### PROBLEM TO WORK ON
Leaving the pictures out, print the lines from the first line of the listing through the line containing "const labelTexts = ['\u22121.0', '\u2212.5', '0', '.5'];", exactly as they read, and no others.

-- Start --

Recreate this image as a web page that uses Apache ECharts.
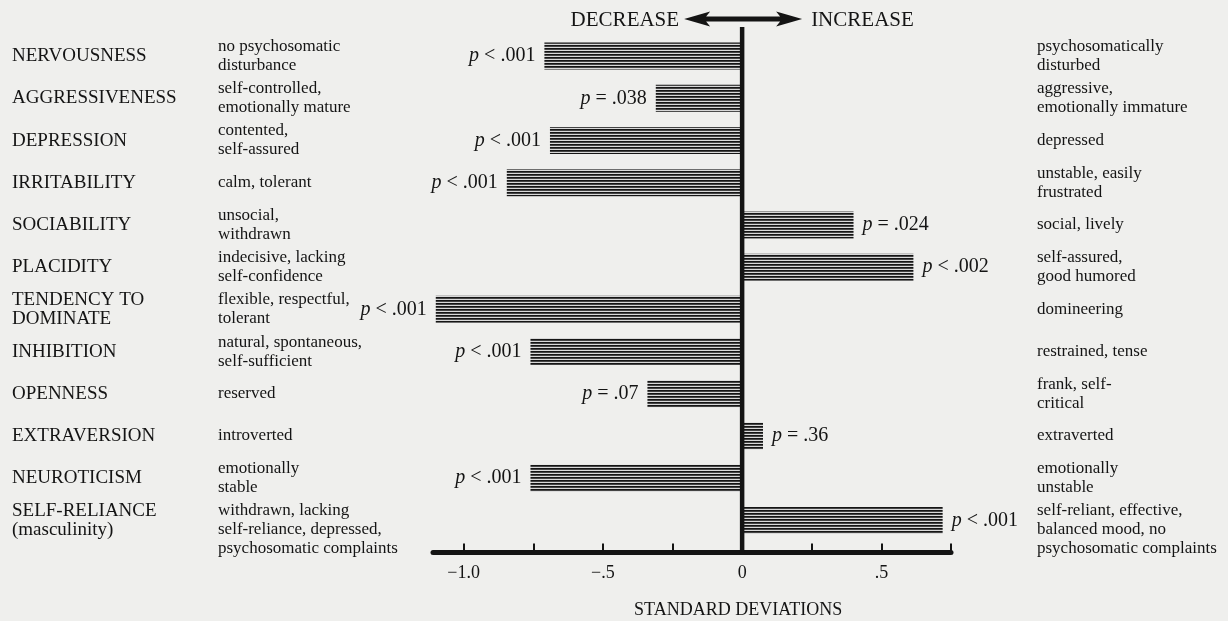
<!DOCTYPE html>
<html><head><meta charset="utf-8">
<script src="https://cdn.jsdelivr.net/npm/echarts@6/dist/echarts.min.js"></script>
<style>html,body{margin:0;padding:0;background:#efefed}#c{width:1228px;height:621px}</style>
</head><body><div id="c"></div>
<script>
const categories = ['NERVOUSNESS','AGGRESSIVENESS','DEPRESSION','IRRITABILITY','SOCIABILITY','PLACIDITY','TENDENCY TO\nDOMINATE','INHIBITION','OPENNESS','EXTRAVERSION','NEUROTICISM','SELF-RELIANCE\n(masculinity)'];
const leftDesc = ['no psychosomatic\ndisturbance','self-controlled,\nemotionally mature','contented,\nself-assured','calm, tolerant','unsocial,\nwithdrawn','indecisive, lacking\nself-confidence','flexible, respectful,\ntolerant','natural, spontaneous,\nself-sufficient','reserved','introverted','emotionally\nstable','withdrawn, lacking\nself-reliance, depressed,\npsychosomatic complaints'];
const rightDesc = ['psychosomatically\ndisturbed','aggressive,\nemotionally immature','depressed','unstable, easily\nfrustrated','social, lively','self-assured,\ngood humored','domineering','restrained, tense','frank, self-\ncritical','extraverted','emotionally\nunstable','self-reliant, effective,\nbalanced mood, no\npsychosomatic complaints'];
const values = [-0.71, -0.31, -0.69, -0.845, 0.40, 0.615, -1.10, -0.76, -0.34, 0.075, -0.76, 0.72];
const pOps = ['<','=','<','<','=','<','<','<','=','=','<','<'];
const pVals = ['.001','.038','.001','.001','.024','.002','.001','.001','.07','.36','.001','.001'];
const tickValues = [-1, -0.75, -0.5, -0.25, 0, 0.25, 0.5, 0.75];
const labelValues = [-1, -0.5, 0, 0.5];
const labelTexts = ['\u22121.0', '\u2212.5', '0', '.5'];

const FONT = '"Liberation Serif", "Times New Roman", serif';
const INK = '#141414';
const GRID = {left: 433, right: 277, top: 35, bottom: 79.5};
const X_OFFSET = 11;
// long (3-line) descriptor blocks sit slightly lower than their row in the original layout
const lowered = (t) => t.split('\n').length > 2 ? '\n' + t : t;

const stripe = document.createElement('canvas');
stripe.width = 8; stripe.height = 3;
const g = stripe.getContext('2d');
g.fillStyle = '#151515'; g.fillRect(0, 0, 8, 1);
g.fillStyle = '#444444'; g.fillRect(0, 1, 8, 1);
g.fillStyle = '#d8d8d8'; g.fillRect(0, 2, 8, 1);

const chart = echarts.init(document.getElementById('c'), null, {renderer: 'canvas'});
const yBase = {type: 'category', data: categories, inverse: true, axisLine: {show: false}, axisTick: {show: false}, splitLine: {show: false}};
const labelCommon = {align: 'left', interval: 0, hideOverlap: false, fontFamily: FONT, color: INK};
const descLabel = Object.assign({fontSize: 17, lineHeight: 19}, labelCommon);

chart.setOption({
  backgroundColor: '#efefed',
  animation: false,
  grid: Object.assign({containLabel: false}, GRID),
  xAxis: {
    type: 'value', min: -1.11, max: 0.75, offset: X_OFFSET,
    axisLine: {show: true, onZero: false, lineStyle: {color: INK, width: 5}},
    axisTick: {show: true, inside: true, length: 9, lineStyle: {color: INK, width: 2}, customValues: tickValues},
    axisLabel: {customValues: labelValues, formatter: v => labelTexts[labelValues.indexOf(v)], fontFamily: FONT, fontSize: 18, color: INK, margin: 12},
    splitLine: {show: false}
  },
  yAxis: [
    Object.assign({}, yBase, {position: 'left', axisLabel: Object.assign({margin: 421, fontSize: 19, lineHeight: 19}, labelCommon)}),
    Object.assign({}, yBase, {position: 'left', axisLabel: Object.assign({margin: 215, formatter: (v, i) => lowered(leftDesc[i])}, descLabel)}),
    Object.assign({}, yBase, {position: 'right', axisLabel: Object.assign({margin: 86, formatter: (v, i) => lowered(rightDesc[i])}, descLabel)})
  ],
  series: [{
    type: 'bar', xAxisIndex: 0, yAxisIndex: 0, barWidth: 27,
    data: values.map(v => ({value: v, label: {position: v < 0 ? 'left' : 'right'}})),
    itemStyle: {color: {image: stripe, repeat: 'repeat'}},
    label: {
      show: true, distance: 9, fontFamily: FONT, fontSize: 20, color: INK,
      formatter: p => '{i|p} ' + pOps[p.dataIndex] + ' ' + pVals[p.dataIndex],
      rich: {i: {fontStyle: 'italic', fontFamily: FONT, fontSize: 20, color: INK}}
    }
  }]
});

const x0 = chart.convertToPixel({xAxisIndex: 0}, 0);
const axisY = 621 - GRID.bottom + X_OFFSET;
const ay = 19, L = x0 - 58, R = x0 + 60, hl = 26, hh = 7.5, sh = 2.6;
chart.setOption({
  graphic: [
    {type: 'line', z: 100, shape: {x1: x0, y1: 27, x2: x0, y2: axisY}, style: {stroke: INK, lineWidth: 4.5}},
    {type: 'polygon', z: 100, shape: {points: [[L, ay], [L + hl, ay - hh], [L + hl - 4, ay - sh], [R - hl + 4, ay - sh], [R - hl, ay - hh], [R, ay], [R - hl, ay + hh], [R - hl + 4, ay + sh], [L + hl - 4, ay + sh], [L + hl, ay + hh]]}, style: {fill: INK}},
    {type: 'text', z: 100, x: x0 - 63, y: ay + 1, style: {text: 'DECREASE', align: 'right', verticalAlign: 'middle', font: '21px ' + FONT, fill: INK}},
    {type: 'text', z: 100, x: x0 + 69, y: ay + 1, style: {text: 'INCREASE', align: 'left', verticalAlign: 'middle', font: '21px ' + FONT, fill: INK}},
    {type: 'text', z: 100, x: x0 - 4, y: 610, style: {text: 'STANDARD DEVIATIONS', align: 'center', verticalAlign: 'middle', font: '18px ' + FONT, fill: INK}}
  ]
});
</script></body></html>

-- End --

### OUTPUT
Recreate this image as a web page that uses Apache ECharts.
<!DOCTYPE html>
<html><head><meta charset="utf-8">
<script src="https://cdn.jsdelivr.net/npm/echarts@6/dist/echarts.min.js"></script>
<style>html,body{margin:0;padding:0;background:#efefed}#c{width:1228px;height:621px}</style>
</head><body><div id="c"></div>
<script>
const categories = ['NERVOUSNESS','AGGRESSIVENESS','DEPRESSION','IRRITABILITY','SOCIABILITY','PLACIDITY','TENDENCY TO\nDOMINATE','INHIBITION','OPENNESS','EXTRAVERSION','NEUROTICISM','SELF-RELIANCE\n(masculinity)'];
const leftDesc = ['no psychosomatic\ndisturbance','self-controlled,\nemotionally mature','contented,\nself-assured','calm, tolerant','unsocial,\nwithdrawn','indecisive, lacking\nself-confidence','flexible, respectful,\ntolerant','natural, spontaneous,\nself-sufficient','reserved','introverted','emotionally\nstable','withdrawn, lacking\nself-reliance, depressed,\npsychosomatic complaints'];
const rightDesc = ['psychosomatically\ndisturbed','aggressive,\nemotionally immature','depressed','unstable, easily\nfrustrated','social, lively','self-assured,\ngood humored','domineering','restrained, tense','frank, self-\ncritical','extraverted','emotionally\nunstable','self-reliant, effective,\nbalanced mood, no\npsychosomatic complaints'];
const values = [-0.71, -0.31, -0.69, -0.845, 0.40, 0.615, -1.10, -0.76, -0.34, 0.075, -0.76, 0.72];
const pOps = ['<','=','<','<','=','<','<','<','=','=','<','<'];
const pVals = ['.001','.038','.001','.001','.024','.002','.001','.001','.07','.36','.001','.001'];
const tickValues = [-1, -0.75, -0.5, -0.25, 0, 0.25, 0.5, 0.75];
const labelValues = [-1, -0.5, 0, 0.5];
const labelTexts = ['\u22121.0', '\u2212.5', '0', '.5'];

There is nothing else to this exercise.